● **Work to be completed**:
Type out the complete listing below word for word, without its pictures.

═══ Provided material ═══

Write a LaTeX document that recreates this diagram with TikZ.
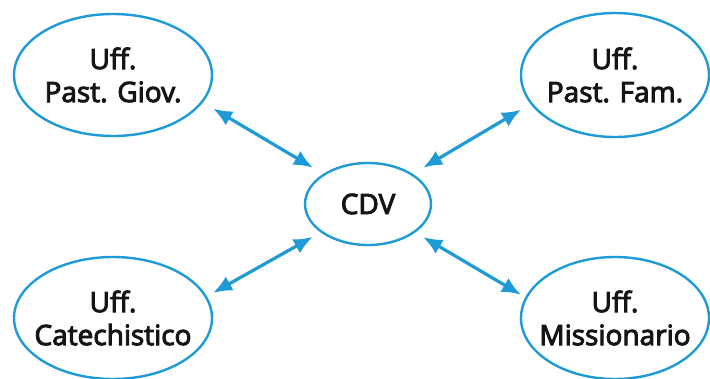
\documentclass[tikz,border=0pt]{standalone}
\usepackage{fontspec}
\newfontfamily\labfont[FakeBold=3.5]{Open Sans}
\usetikzlibrary{arrows.meta,shapes.geometric}
\definecolor{cblue}{HTML}{1E9BD7}
\definecolor{ink}{HTML}{151515}
\begin{document}
\begin{tikzpicture}[x=1pt,y=-1pt,
  office/.style={draw=cblue,line width=2.4pt,ellipse,align=center,text=ink,
    font=\labfont\fontsize{28}{33}\selectfont,inner xsep=-40pt,inner ysep=-12pt},
  link/.style={cblue,line width=3.2pt,{Latex[length=19pt,width=16pt]}-{Latex[length=19pt,width=16pt]}}]
\useasboundingbox (0,0) rectangle (710,378);
\node[office,minimum width=126pt,minimum height=82pt,inner xsep=0pt,inner ysep=0pt] (cdv) at (368,204) {CDV};
\node[office,minimum width=198pt,minimum height=122pt] (pg) at (113,75) {Uff.\\Past. Giov.};
\node[office,minimum width=188pt,minimum height=124pt] (pf) at (615,75) {Uff.\\Past. Fam.};
\node[office,minimum width=198pt,minimum height=122pt] (cat) at (113,318) {Uff.\\Catechistico};
\node[office,minimum width=188pt,minimum height=122pt] (mis) at (615,318) {Uff.\\Missionario};
\draw[link,shorten <=12pt,shorten >=12pt] (pg.-17) -- (cdv.146);
\draw[link,shorten <=11pt,shorten >=12pt] (pf.199) -- (cdv.34);
\draw[link,shorten <=7pt,shorten >=9pt] (cat.13) -- (cdv.211);
\draw[link,shorten <=5pt,shorten >=9pt] (mis.167) -- (cdv.-31);
\end{tikzpicture}
\end{document}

═══

● **Exercise solution**:
Write a LaTeX document that recreates this diagram with TikZ.
\documentclass[tikz,border=0pt]{standalone}
\usepackage{fontspec}
\newfontfamily\labfont[FakeBold=3.5]{Open Sans}
\usetikzlibrary{arrows.meta,shapes.geometric}
\definecolor{cblue}{HTML}{1E9BD7}
\definecolor{ink}{HTML}{151515}
\begin{document}
\begin{tikzpicture}[x=1pt,y=-1pt,
  office/.style={draw=cblue,line width=2.4pt,ellipse,align=center,text=ink,
    font=\labfont\fontsize{28}{33}\selectfont,inner xsep=-40pt,inner ysep=-12pt},
  link/.style={cblue,line width=3.2pt,{Latex[length=19pt,width=16pt]}-{Latex[length=19pt,width=16pt]}}]
\useasboundingbox (0,0) rectangle (710,378);
\node[office,minimum width=126pt,minimum height=82pt,inner xsep=0pt,inner ysep=0pt] (cdv) at (368,204) {CDV};
\node[office,minimum width=198pt,minimum height=122pt] (pg) at (113,75) {Uff.\\Past. Giov.};
\node[office,minimum width=188pt,minimum height=124pt] (pf) at (615,75) {Uff.\\Past. Fam.};
\node[office,minimum width=198pt,minimum height=122pt] (cat) at (113,318) {Uff.\\Catechistico};
\node[office,minimum width=188pt,minimum height=122pt] (mis) at (615,318) {Uff.\\Missionario};
\draw[link,shorten <=12pt,shorten >=12pt] (pg.-17) -- (cdv.146);
\draw[link,shorten <=11pt,shorten >=12pt] (pf.199) -- (cdv.34);
\draw[link,shorten <=7pt,shorten >=9pt] (cat.13) -- (cdv.211);
\draw[link,shorten <=5pt,shorten >=9pt] (mis.167) -- (cdv.-31);
\end{tikzpicture}
\end{document}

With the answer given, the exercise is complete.